Reincarnation poses a serious question to the necronaut, and indeed to the aim stated in the charter of society that death might eventually be 'colonised'. Quite apart from the language, which will be felt as unfortunate by all those members whose ancestors suffered the misfortune of colonisation, this implies that the life-death journey is linear, irreversible and permanent. What of the wheel? What of the momentary negation and the shock of rebirth into a new body? Could it be that death is only amenable to a weekend break, rather than a long vacation? Could the ambition of setting up home there be a kind of violence, done by the living against the space of death? Could death, simply, be a kind of temporary total autonomous zone, a bubble, a breath, a pause in the cycle?
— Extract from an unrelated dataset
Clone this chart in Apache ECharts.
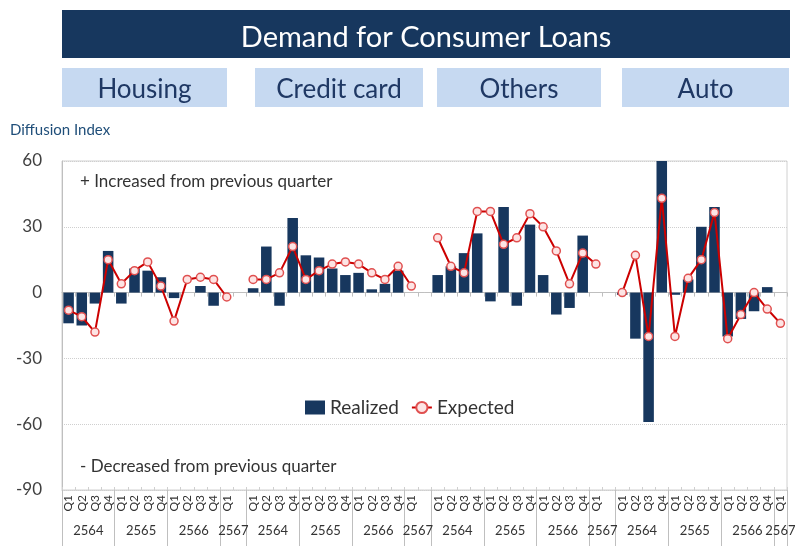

All these are important issues and remain to be resolved.
 
So let us not be prisoners of the European churchmen, with their ladders, their staircases, their gates and rivers. Let us explore the full range of necronautical history, which has flowered across all continents, in all cultures. Let us learn - for example - from the kings of Dahomey, who for hundreds of years sent two teenage necronauts every morning to carry messages to the ancestors. Though the technology - live burial and a sharp knife - was crude, that should not exlude these African journeys into death from proper consideration. Likewise the constant death communications of the Maori, the journeys of the Ugric shamen, and the terracotta armies of the chinese.
 
Thus my first official action as chief ethnographer of the INS must necessarily be to resign. In addition I move that mention of colonisation be struck from the charter of the society. Secondly I move for the dissolution of my section, and the distribution of its functions throughout the ordinary activities of the society. I propose, as an annexe, to apply for reelection to the committee under the title Minister for Eternal Return, and to disembowel anyone who stands in my way. I thank you for your kind attention. May you live fast and die young!